Yes, but they don't let people from the internet be astronauts, and this is probably why. I confess I didn't finish The Martian, which is something, because I have a fairly high tolerance (I was trained at the Steven Segal Academy of High Cheese). But it did read like being force-fed someone's not terribly interesting blog. Which might be fine, but you're stuck on Mars and fighting for survival. Surely a bit of that might bleed into what you're writing? Oh, hold on, I'm going to use an exclamation mark! That'll do it. Yay! Your all so gay!
So, we've got teen blogger stuck on Mars. Let's run with that plot. Let's forget about metaphor, simile, allusion, and all that rhetorical junk, and line up some dull pedestrian words and make them cross the page. Let's make sure that our character has no interior life, and while we're at, no exterior life. Wait! Phew, got that exclamation mark out of way.

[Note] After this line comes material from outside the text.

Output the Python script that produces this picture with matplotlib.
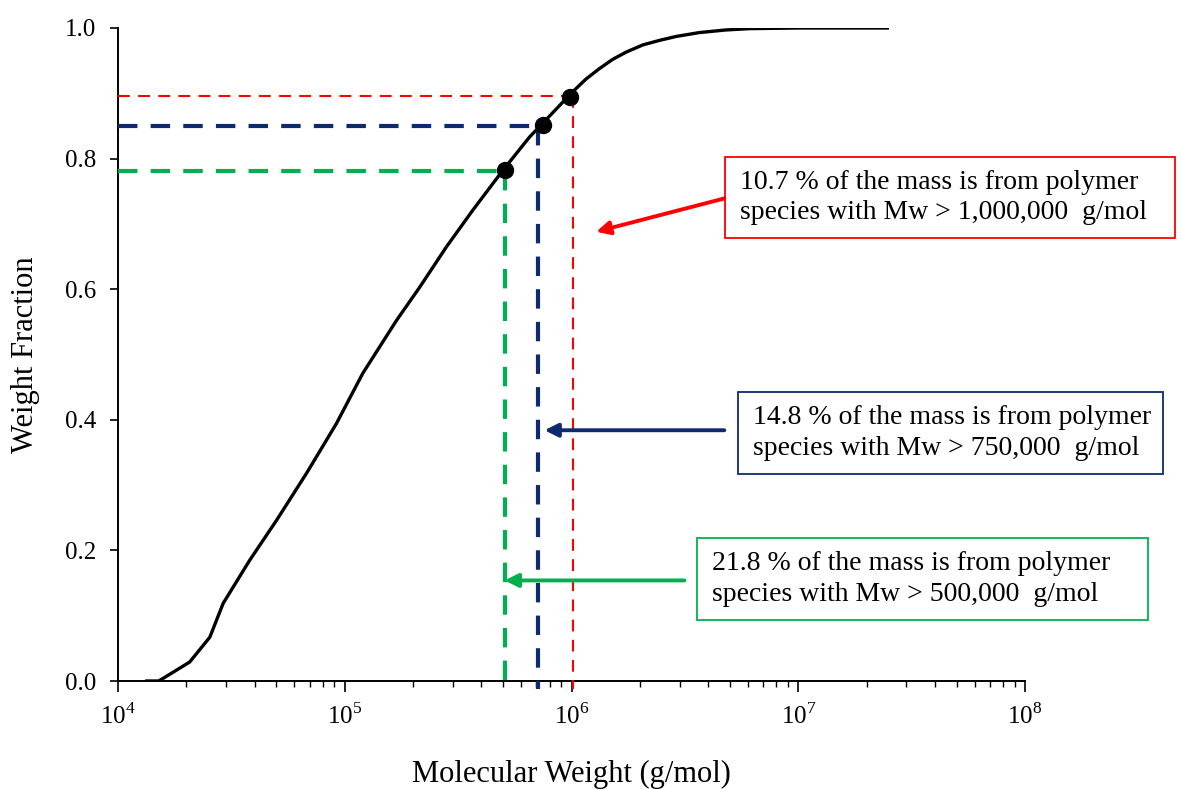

We learn those at Astronaut School!
Then there's the episodic problem-solution plot. It's like Macgyver without Richard Dean Anderson. That like ice cream without ice and cream. Problem announces itself, endless dull exposition follows, and then yay, saved again! Mars is so gay! I like disco. He doesn't seem terribly concerned about his constant iterations with near disaster. People get more animated trying to find the exit from a large car park.
Can it be saved by the science? Well, given the number of errors in the chapters I read, no. You might as well make up some shit and have Morgan Freeman narrate it – that I can believe. Firstly, as I said before, it starts off with a wind storm on Mars. Now, I've never been to Mars, but I'm sure the wind has to work pretty hard to get dust into the atmosphere, even given the lower gravity, owing to the fact the surface pressure on Mars is about 0.6% of what sea-level is on Earth. There's simply not enough atmosphere to blow over large objects.
Anyway, my will to live locked itself in the cupboard under the stair are refused to come out until stopped reading the chapter about potatoes. Then my inner botanist, so aggrieved at the laboured nonsense, went to join it. They'd only come out when I promised not to read any more.
Sorry, it's just one those (many) things I don't get. I could ignore it, but people keep saying 'you should read it, it's great'. No, I really shouldn't and no really, it isn't. And to prove it, Ridley Scott is making it into a movie. Ain't no come back from that: we've seen the awesome suckiness of Prometheus.